Two years after what he passionately describes as a “witch-hunt” against developers, he surrendered his Mount Merrion home on five acres to Nama. “And – what people couldn’t understand – I also handed over another dozen properties I owned, unencumbered, with no bank debt whatsoever, any of which would have paid my mortgage for several years.” …
“Irish people need to remember there was no property crash in Ireland; there was a bank collapse that caused a property crash. Two different things. Fianna Fáil were desperate to blame anyone except themselves and heaped pain on developers. It was an absolutely disgraceful effort by the then government, and it hasn’t been much better under this one. But this year Frank Daly, the current chairman of Nama, came out and said it was the banks, not the developers.
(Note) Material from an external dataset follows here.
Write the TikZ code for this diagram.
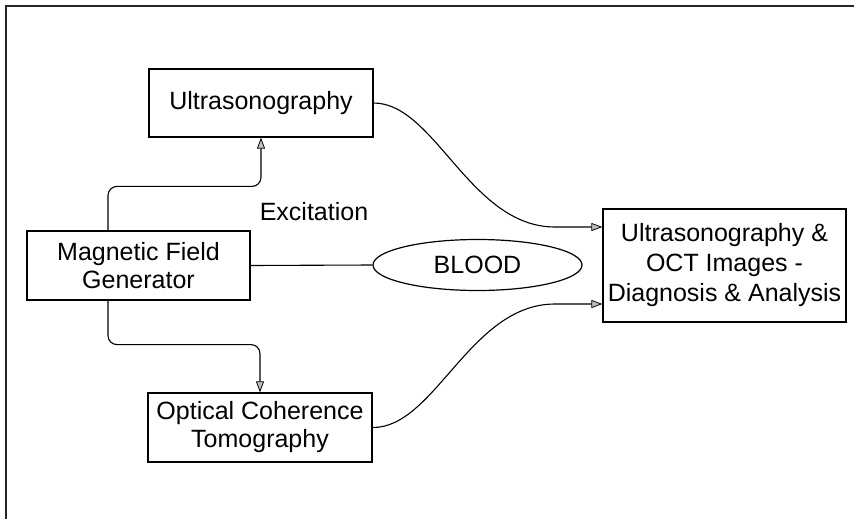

So developers need to be fairly judged now. Everyone is forgetting developers only built to satisfy demand.”
The last paragraph is the one that many people will have problems with. The conventional reading would be that the banks collapsed because they had over-extended themselves by lending finance to developers in a bubble and oversupplied market (unlike elsewhere where banks were caught in the maelstrom caused by the complex deriatives of the US subprime market). Given that developers sought this finance, to intimate that they are an entirely innocent part of the banking collapse or that the fault lies simply with banking practice and government policy appears disingenuous.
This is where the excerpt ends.